All I want is for someone to push me up against a wall
Lean in
And whisper ‘I’ll do your housework’
Marriage is a lot of why are you looking at me like that?
Sometimes you drop things into that crack next to the driver’s seat and those things just belong to the vehicle’s next owner now
These are troubling times, but as an incredibly drunk philosopher once said, “you can’t make lemonade without breaking a few eggs”
Just left a review for the telescope I bought — barely works. two stars
Honey, do you think if we met now instead of 15 years ago, we’d still marry each other?
{turn to see husband shaped hole in the wall}
I was at a job interview today when the manager handed me a laptop and said: I want you to try to sell this to me. So I put it under my arm, left the building and went home. Eventually he called me and said: Bring my laptop back now. I said: $200 and it’s yours.
GF: um—you said you had something important to show me
[a fat little penguin waddles by wearing a monacle]
ME: YOU WERE SUPPOSED TO WAIT
* breathing heavy and trying to keep up with the girl on the treadmill next to me
“So…what are you doing…after they…revive me?”
“Ah, Mr Bond, I-”
*closes laptop lid and pulls up trousers*
“-wasn’t expecting you.”
I just got an email saying ‘At Google earth we can read maps backwards!’

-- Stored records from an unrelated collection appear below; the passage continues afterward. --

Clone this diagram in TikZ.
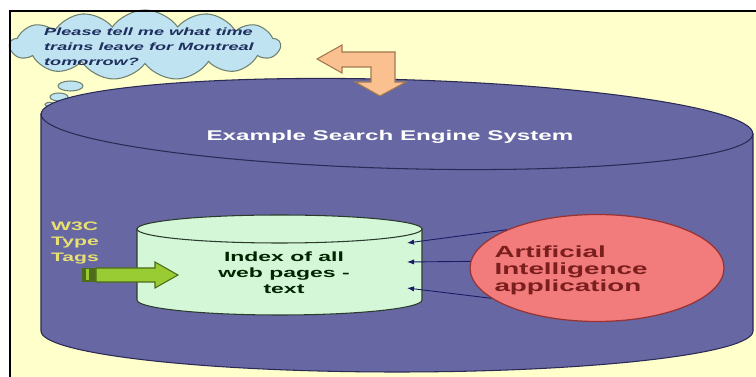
\documentclass[tikz,border=0pt]{standalone}
\usepackage{fontspec}
\usepackage{xcolor}
\usepackage{tikz}
\usetikzlibrary{shapes, arrows.meta, positioning, calc}
\newfontfamily\widesf{Liberation Sans}[FakeStretch=1.72]
\definecolor{slidebg}{HTML}{FFFFCC}
\definecolor{cylpurple}{HTML}{6667A3}
\definecolor{cyledge}{HTML}{2A2A55}
\definecolor{mint}{HTML}{D4F7D8}
\definecolor{mintedge}{HTML}{2B3B2B}
\definecolor{salmon}{HTML}{F27C7C}
\definecolor{salmonedge}{HTML}{993333}
\definecolor{maroon}{HTML}{7A1E1E}
\definecolor{leaf}{HTML}{99CC33}
\definecolor{leafedge}{HTML}{4D6B1A}
\definecolor{peach}{HTML}{FAC090}
\definecolor{peachedge}{HTML}{A07850}
\definecolor{sky}{HTML}{BFE3F0}
\definecolor{skyedge}{HTML}{6E8070}
\definecolor{navy}{HTML}{1F2F5F}
\definecolor{tagyellow}{HTML}{E8E070}
\definecolor{arrowblue}{HTML}{1A1A66}

\begin{document}
\begin{tikzpicture}[
                x=0.02cm, y=-0.02cm,
                bigcyl/.style={fill=cylpurple, draw=cyledge, line width=0.6pt},
                smallcyl/.style={fill=mint, draw=mintedge, line width=0.6pt},
                thought/.style={cloud, cloud puffs=13, cloud puff arc=110, cloud ignores aspect,
                    fill=sky, draw=skyedge, line width=0.6pt},
                bubble/.style={fill=sky, draw=skyedge, line width=0.6pt},
                app/.style={ellipse, fill=salmon, draw=salmonedge, line width=0.7pt,
                    minimum width=5.08cm, minimum height=2.14cm},
                blockarrow/.style={line width=0.6pt, line join=miter},
                line/.style={draw=arrowblue, line width=0.5pt, -{Latex[length=4pt,width=3pt]}}
            ]
            \useasboundingbox (0,0) rectangle (756,377);
            \fill[slidebg] (10,11) rectangle (756,377);

            % thought cloud
            \node[thought, minimum width=5.4cm, minimum height=1.4cm] (cloud) at (145,45) {};
            \node[align=left, inner sep=0pt, text=navy,
                  font=\widesf\bfseries\itshape\fontsize{6}{8.6}\selectfont] (question) at (149,47)
                  {Please tell me what time\\trains leave for Montreal\\tomorrow?};
            \draw[bubble] (70.5,86) ellipse[x radius=12.5, y radius=5];
            \draw[bubble] (59,97) ellipse[x radius=9, y radius=4];
            \draw[bubble] (49.5,104.5) ellipse[x radius=4.5, y radius=2.2];

            % search engine cylinder
            \draw[bigcyl] (41,114) -- (41,331)
                arc[start angle=180, end angle=0, x radius=356, y radius=41] -- (753,134) -- cycle;
            \draw[bigcyl, rotate around={-1.6:(397,124)}] (397,124) ellipse[x radius=356, y radius=44.5];
            \node[text=white, font=\widesf\bfseries\fontsize{8}{9.6}\selectfont] (title) at (390,137)
                {Example Search Engine System};

            % query arrow
            \draw[blockarrow, fill=peach, draw=peachedge]
                (317,59) -- (342,45) -- (342,52) -- (395,52) -- (395,82) -- (406,82)
                -- (380,96) -- (355,82) -- (371,82) -- (371,67) -- (342,67) -- (342,73) -- cycle;

            % index cylinder
            \draw[smallcyl] (137,229) -- (137,300)
                arc[start angle=180, end angle=0, x radius=142.5, y radius=15] -- (422,229) -- cycle;
            \draw[smallcyl] (279.5,229) ellipse[x radius=142.5, y radius=14];
            \node[align=center, inner sep=0pt, text=black!85!green,
                  font=\widesf\bfseries\fontsize{7.6}{9.2}\selectfont] (idx) at (284,273)
                  {Index of all\\web pages -\\text};

            % W3C tags
            \node[align=left, inner sep=0pt, text=tagyellow,
                  font=\widesf\bfseries\fontsize{7}{8.6}\selectfont] (tags) at (75,243)
                  {W3C\\Type\\Tags};
            \fill[leafedge] (82,268) rectangle (95,282);
            \fill[leaf] (85.5,269.5) rectangle (89,280.5);
            \draw[blockarrow, fill=leaf, draw=leafedge]
                (96,268) -- (155,268) -- (155,262) -- (178,275) -- (155,288) -- (155,282) -- (96,282) -- cycle;

            % AI application
            \node[app] (ai) at (597,268) {};
            \node[align=left, inner sep=0pt, text=maroon,
                  font=\widesf\bfseries\fontsize{9.2}{9.7}\selectfont] (aitext) at (571,270)
                  {Artificial\\Intelligence\\application};
            \coordinate (in1) at (407,243);
            \coordinate (in2) at (407,262);
            \coordinate (in3) at (407,288);
            \draw[line] (ai.157) -- (in1);
            \draw[line] (ai.177) -- (in2);
            \draw[line] (ai.196) -- (in3);

            % slide frame
            \draw[black, line width=1.4pt] (10,377) -- (10,11) -- (756,11);
        \end{tikzpicture}
\end{document}
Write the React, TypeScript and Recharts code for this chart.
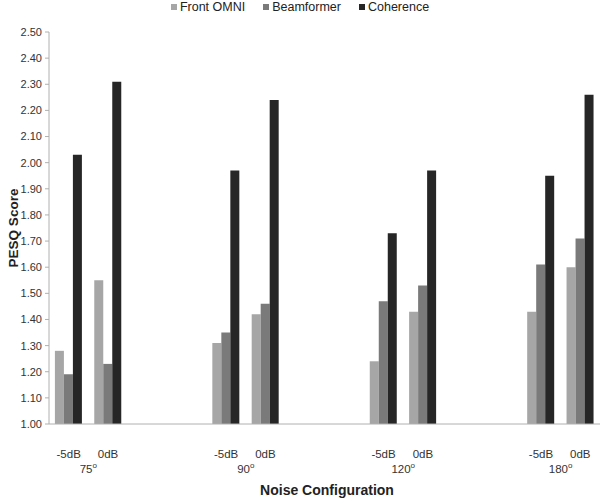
import React from 'react';
import { BarChart, Bar, XAxis, YAxis, Legend } from 'recharts';

// angle groups and noise levels along the x axis
const angleGroups = ['75', '90', '120', '180'];
const noiseLevels = ['-5dB', '0dB'];

// PESQ scores, ordered 75/-5, 75/0, 90/-5, 90/0, 120/-5, 120/0, 180/-5, 180/0
const frontOmni = [1.28, 1.55, 1.31, 1.42, 1.24, 1.43, 1.43, 1.60];
const beamformer = [1.19, 1.23, 1.35, 1.46, 1.47, 1.53, 1.61, 1.71];
const coherence = [2.03, 2.31, 1.97, 2.24, 1.73, 1.97, 1.95, 2.26];

const yTicks = [1.0, 1.1, 1.2, 1.3, 1.4, 1.5, 1.6, 1.7, 1.8, 1.9, 2.0, 2.1, 2.2, 2.3, 2.4, 2.5];

const seriesNames = ['Front OMNI', 'Beamformer', 'Coherence'];
const seriesColors = ['#a6a6a6', '#7a7a7a', '#262626'];

const FONT = '"Liberation Sans", Arial, sans-serif';

type Row = {
  id: string;
  level: string;
  group: string;
  omni: number | null;
  beam: number | null;
  coh: number | null;
};

// two blank slots separate each angle group
const data: Row[] = [];
angleGroups.forEach((g, gi) => {
  noiseLevels.forEach((l, li) => {
    const k = gi * noiseLevels.length + li;
    data.push({ id: `${g}-${l}`, level: l, group: li === 1 ? g : '', omni: frontOmni[k], beam: beamformer[k], coh: coherence[k] });
  });
  if (gi < angleGroups.length - 1) {
    data.push({ id: `gap-${gi}-a`, level: '', group: '', omni: null, beam: null, coh: null });
    data.push({ id: `gap-${gi}-b`, level: '', group: '', omni: null, beam: null, coh: null });
  }
});

const CustomTick = (props: any) => {
  const { x, y, payload } = props;
  const row = data[payload.index];
  if (!row) return null;
  const half = (payload.offset as number) || 19.7;
  return (
    <g>
      {row.level && (
        <text x={x} y={y} dy={26} textAnchor="middle" fontFamily={FONT} fontSize={11.5} fill="#333">
          {row.level}
        </text>
      )}
      {row.group && (
        <text x={x - half} y={y} dy={41} textAnchor="middle" fontFamily={FONT} fontSize={11.5} fill="#333">
          {row.group}
          <tspan fontSize={8} dy={-5}>o</tspan>
        </text>
      )}
    </g>
  );
};

const renderLegend = () => (
  <div style={{ display: 'flex', justifyContent: 'center', fontFamily: FONT, fontSize: 12.5, color: '#222' }}>
    {seriesNames.map((name, i) => (
      <div key={name} style={{ display: 'flex', alignItems: 'center', marginRight: i < seriesNames.length - 1 ? 18 : 0 }}>
        <span style={{ display: 'inline-block', width: 6, height: 6, background: seriesColors[i], marginRight: 3 }} />
        <span>{name}</span>
      </div>
    ))}
  </div>
);

export default function App() {
  return (
    <div style={{ position: 'absolute', left: 0, top: 0, width: 600, height: 504, background: '#fff' }}>
      <BarChart
        width={600}
        height={504}
        data={data}
        margin={{ top: 32, right: 0, bottom: 0, left: 0 }}
        barCategoryGap="15%"
        barGap={0}
      >
        <XAxis
          dataKey="id"
          type="category"
          height={80}
          interval={0}
          axisLine={{ stroke: '#b0b0b0' }}
          tickLine={false}
          tick={<CustomTick />}
          label={{
            content: () => (
              <text x={327} y={495} textAnchor="middle" fontFamily={FONT} fontSize={14} fontWeight="bold" fill="#222">
                Noise Configuration
              </text>
            ),
          }}
        />
        <YAxis
          width={49}
          domain={[1, 2.5]}
          ticks={yTicks}
          allowDataOverflow
          interval={0}
          tickFormatter={(v: number) => v.toFixed(2)}
          axisLine={{ stroke: '#b0b0b0' }}
          tickLine={{ stroke: '#b0b0b0' }}
          tickSize={4}
          tickMargin={3}
          tick={{ fontFamily: FONT, fontSize: 11, fill: '#333' }}
          label={{
            content: () => (
              <text x={13} y={228} dy={5} transform="rotate(-90 13 228)" textAnchor="middle" fontFamily={FONT} fontSize={13.5} fontWeight="bold" fill="#222">
                PESQ Score
              </text>
            ),
          }}
        />
        <Legend verticalAlign="middle" content={renderLegend} wrapperStyle={{ top: 0, left: 0, width: 600 }} />
        <Bar dataKey="omni" name={seriesNames[0]} fill={seriesColors[0]} isAnimationActive={false} />
        <Bar dataKey="beam" name={seriesNames[1]} fill={seriesColors[1]} isAnimationActive={false} />
        <Bar dataKey="coh" name={seriesNames[2]} fill={seriesColors[2]} isAnimationActive={false} />
      </BarChart>
    </div>
  );
}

I thought, “That’s just spam.”
The biggest lie commercials ever told me was that some day I’d be at a party and some beautiful person would show up with a bag just overflowing with McDonald’s cheeseburgers.
“…until death do us part” okee sure, death of what tho?
Maybe the Loch Ness Monster is really just giraffes that don’t want people to know they like to swim
YOU DON’T KNOW
Why do they write PIZZA all over the box???? what else could possibly be in there???
My husband found a deal on golf shoes from a Facebook ad. He was so excited bc they were so cheap. He said, “Can you BELIEVE this price?” I said, “You have to be careful of those ads, a lot are scams.”
That conversation was 8 months ago and those shoes are still in transit.
If you like a girl in the gym aggressively walk up to her and say, “Hey babe, let me show you how that exercise is supposed to be done, sweetheart.” Instant phone number.
Bigfoot is real… or rather he was real and quite delicious.